• Russian state-run Rostec will launch a ruble-backed stablecoin, RUBx, on the Tron blockchain later this year.
  • The RUBx project includes a payment system called RT-Pay, designed to comply with Russian regulations and banking infrastructure.

Russian state-owned conglomerate Rostec announced plans to issue a new ruble-backed stablecoin, RUBx, later this year.

Built on the Tron (TRX) blockchain, RUBx will be backed 1:1 by ruble-denominated debt and audited by CertiK, an independent blockchain security firm.

The project’s code will be publicly available on GitHub, according to the company.

Rostec also plans to roll out a supporting payments infrastructure named RT-Pay.
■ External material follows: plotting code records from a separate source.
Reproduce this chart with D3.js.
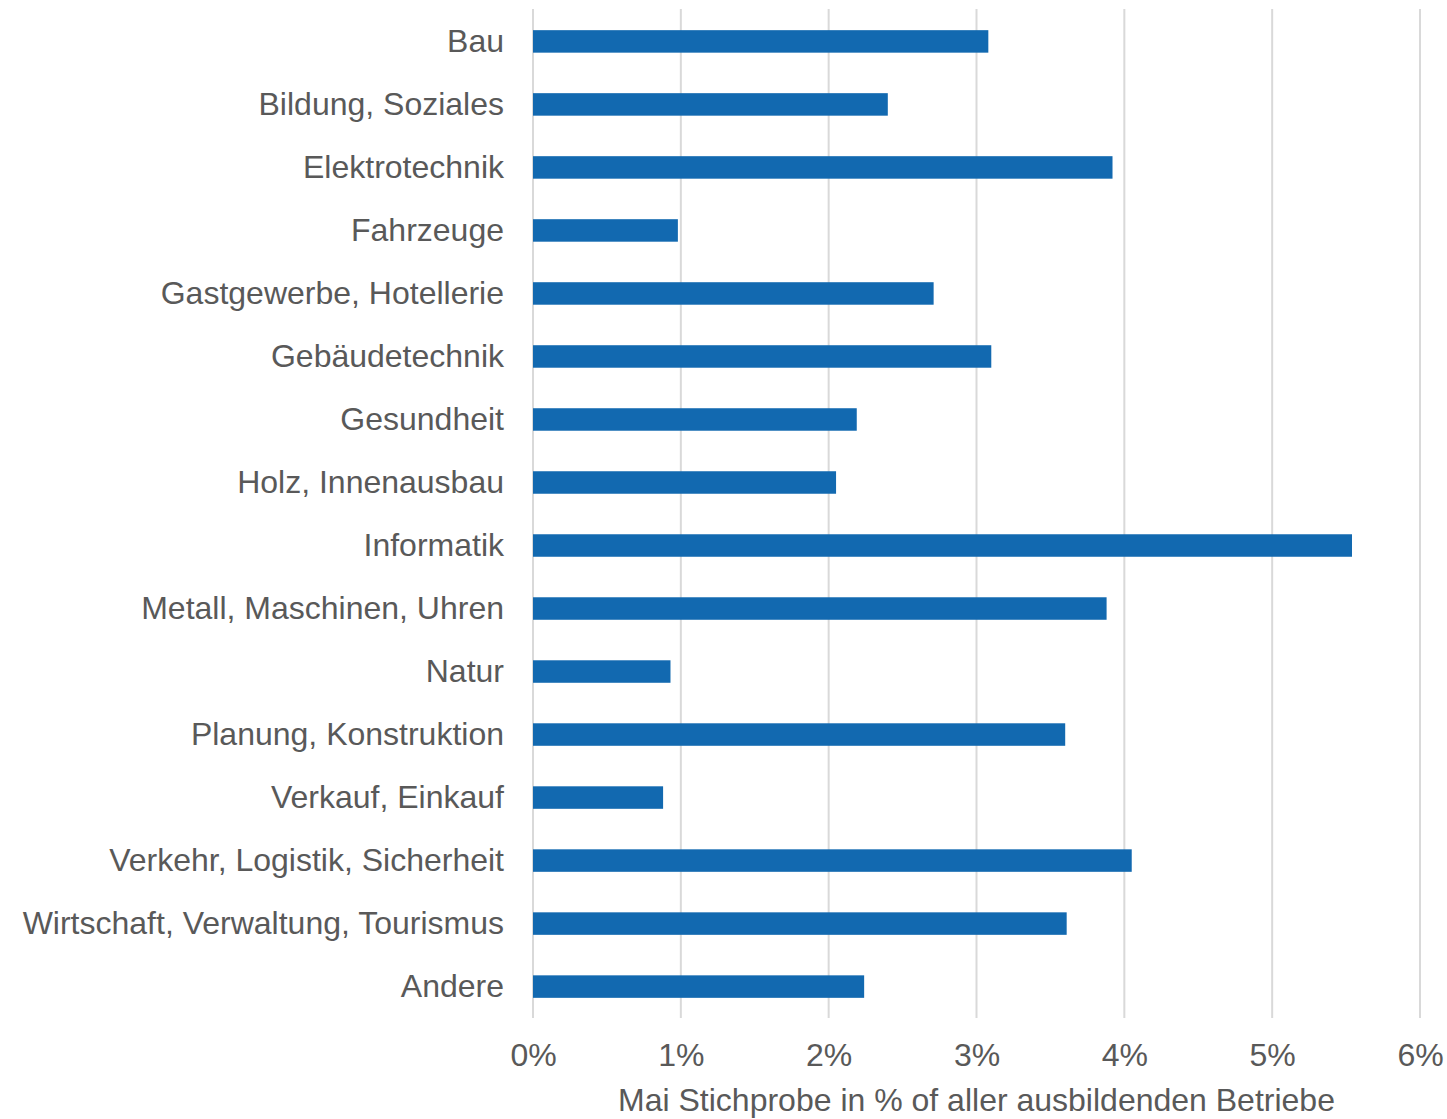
<!DOCTYPE html>
<html>
<head>
<meta charset="utf-8">
<script src="https://cdn.jsdelivr.net/npm/d3@7"></script>
<style>
  body { margin: 0; background: #fff; }
  text { font-family: "Liberation Sans", Arial, sans-serif; fill: #595959; }
</style>
</head>
<body>
<svg class="bar-chart"></svg>
<script>
var categories = ["Bau", "Bildung, Soziales", "Elektrotechnik", "Fahrzeuge", "Gastgewerbe, Hotellerie",
  "Gebäudetechnik", "Gesundheit", "Holz, Innenausbau", "Informatik", "Metall, Maschinen, Uhren",
  "Natur", "Planung, Konstruktion", "Verkauf, Einkauf", "Verkehr, Logistik, Sicherheit",
  "Wirtschaft, Verwaltung, Tourismus", "Andere"]
var values = [3.08, 2.40, 3.92, 0.98, 2.71, 3.10, 2.19, 2.05, 5.54, 3.88, 0.93, 3.60, 0.88, 4.05, 3.61, 2.24]
var ticks = [0, 1, 2, 3, 4, 5, 6]
var axisTitle = "Mai Stichprobe in % of aller ausbildenden Betriebe"

var margin = {top: 10, right: 27, bottom: 101, left: 533}
var width = 1447, height = 1119
var chartWidth = width - margin.left - margin.right
var chartHeight = height - margin.top - margin.bottom

var x = d3.scaleLinear().domain([0, 6]).range([0, chartWidth])
var y = d3.scaleBand().domain(categories).range([0, chartHeight]).paddingInner(0.643).paddingOuter(0.32)

var svg = d3.select(".bar-chart")
    .attr("width", width)
    .attr("height", height)
  .append("g")
    .attr("transform", `translate(${margin.left},${margin.top})`)

// grid
svg.append("g")
  .selectAll("line")
  .data(ticks)
  .enter().append("line")
    .attr("x1", function(d) { return x(d) })
    .attr("x2", function(d) { return x(d) })
    .attr("y1", -1)
    .attr("y2", chartHeight)
    .attr("stroke", "#d9d9d9")
    .attr("stroke-width", 2)

// bars
svg.append("g")
  .selectAll("rect")
  .data(values)
  .enter().append("rect")
    .attr("x", x(0))
    .attr("y", function(d, i) { return y(categories[i]) })
    .attr("width", function(d) { return x(d) - x(0) })
    .attr("height", y.bandwidth())
    .attr("fill", "#1269b0")

// category labels
var yAxis = svg.append("g")
    .call(d3.axisLeft(y).tickSize(0).tickPadding(29))
yAxis.select(".domain").remove()
yAxis.selectAll("text")
    .attr("fill", "#595959")
    .style("font-size", "32px")

// x tick labels
var xAxis = svg.append("g")
    .attr("transform", `translate(0,${chartHeight})`)
    .call(d3.axisBottom(x).tickValues(ticks).tickSize(0).tickPadding(25).tickFormat(function(d) { return d + "%" }))
xAxis.select(".domain").remove()
xAxis.selectAll("text")
    .attr("fill", "#595959")
    .style("font-size", "32px")

svg.append("text")
    .attr("x", chartWidth / 2)
    .attr("y", chartHeight + 93)
    .attr("text-anchor", "middle")
    .style("font-size", "32px")
    .text(axisTitle)
</script>
</body>
</html>
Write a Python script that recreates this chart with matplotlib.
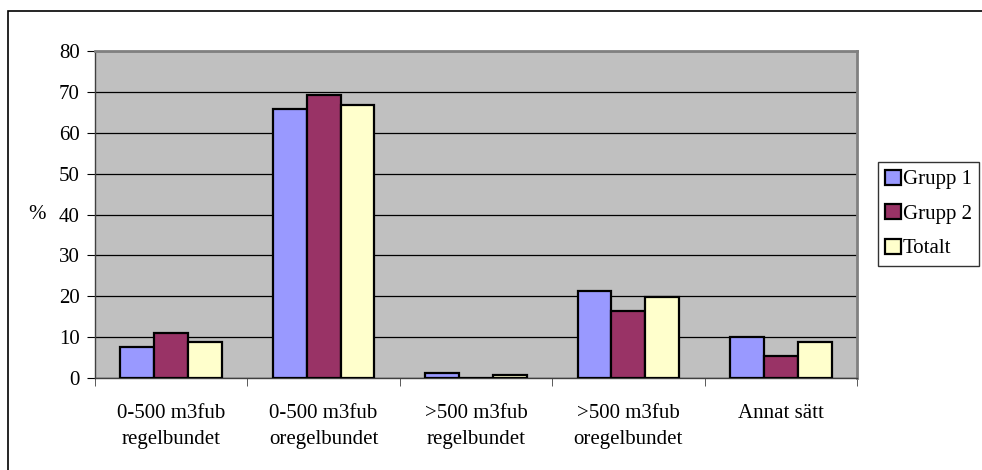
import matplotlib.pyplot as plt
import numpy as np
from matplotlib.patches import Rectangle

categories = ["0-500 m3fub\nregelbundet", "0-500 m3fub\noregelbundet",
              ">500 m3fub\nregelbundet", ">500 m3fub\noregelbundet", "Annat sätt"]
grupp1 = [7.6, 65.8, 1.3, 21.3, 10.1]
grupp2 = [11.1, 69.3, 0.0, 16.4, 5.4]
totalt = [8.8, 66.7, 0.8, 19.8, 8.7]
series_names = ["Grupp 1", "Grupp 2", "Totalt"]
yticks = [0, 10, 20, 30, 40, 50, 60, 70, 80]


def main():
    plt.rcParams['font.family'] = ['Liberation Serif', 'DejaVu Serif']
    plt.rcParams['font.size'] = 15

    fig = plt.figure(figsize=(9.82, 4.70), dpi=100)
    ax = fig.add_axes([95/982, 1-378/470, (857-95)/982, (378-51)/470])

    # outer frame of the chart
    fig.patches.append(Rectangle((8/982, -0.1), 1.1, 1.1 - 11/470,
                                 transform=fig.transFigure, fill=False,
                                 edgecolor="black", linewidth=1.2))

    x = np.arange(len(categories))
    w = 0.222
    colors = ["#9999FF", "#993366", "#FFFFCC"]
    for i, (vals, name) in enumerate(zip([grupp1, grupp2, totalt], series_names)):
        ax.bar(x + (i - 1) * w, vals, width=w, color=colors[i], edgecolor="black",
               linewidth=1.6, label=name, zorder=3)

    ax.set_facecolor("#C0C0C0")
    ax.set_xlim(-0.5, len(categories) - 0.5)
    ax.set_ylim(0, 80)
    ax.set_yticks(yticks)
    ax.yaxis.grid(True, color="black", linewidth=0.9, zorder=0)
    ax.set_axisbelow(True)

    ax.set_xticks(x)
    ax.set_xticklabels(categories, linespacing=1.45)
    ax.set_xticks(np.arange(len(categories) + 1) - 0.5, minor=True)
    ax.tick_params(axis="x", which="major", length=0, pad=19)
    ax.tick_params(axis="x", which="minor", length=6, direction="out", color="#404040")
    ax.tick_params(axis="y", length=6, direction="out", pad=5)

    for s in ["top", "right"]:
        ax.spines[s].set_color("#808080")
        ax.spines[s].set_linewidth(2)
    for s in ["left", "bottom"]:
        ax.spines[s].set_color("#404040")
        ax.spines[s].set_linewidth(1)

    ax.set_ylabel("%", rotation=0, va="center", ha="right")
    ax.yaxis.set_label_coords(-0.064, 0.5)

    leg = fig.legend(loc="center left", bbox_to_anchor=(878/982, 1-214/470),
                     frameon=True, fancybox=False, edgecolor="black",
                     handlelength=0.75, handleheight=0.75, handletextpad=0.1,
                     labelspacing=0.7, borderpad=0.35, borderaxespad=0)
    leg.get_frame().set_linewidth(1)

    fig.savefig("out.png", dpi=100, facecolor="white")


if __name__ == '__main__':
    main()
Designed to integrate with Russia’s existing banking systems, RT-Pay will enable digital payments, external wallet support, and smart contract integration.

The system will comply fully with Russian regulations, including guidelines from the Central Bank of Russia and anti-money laundering protocols.

The rollout will be led by Rostec itself and is scheduled for completion by the end of the year.

Sector-Specific Rollout and Financial Ecosystem Goals

Dmitry Shumaev, head of the RUBx project, noted that the platform’s introduction will be gradual.

"The new platform will be introduced in stages, taking into account the needs of various sectors of the economy, with particular attention to security issues and integration with the existing financial infrastructure," he said.

He also suggested that the platform could eventually support a broader range of financial services.

Rostec’s move to launch a stablecoin comes as the company remains under strict sanctions from the U.S., EU, and other countries in response to Russia’s 2022 invasion of Ukraine. Analysts say RUBx is part of a broader effort to sidestep these economic restrictions.

In June, the Agricultural Bank of Russia collaborated with the Central Bank to evaluate crypto-based payment solutions for grain exports.

Bank executive Irina Zhachkina described cryptocurrencies as a “practical alternative” under the current financial constraints.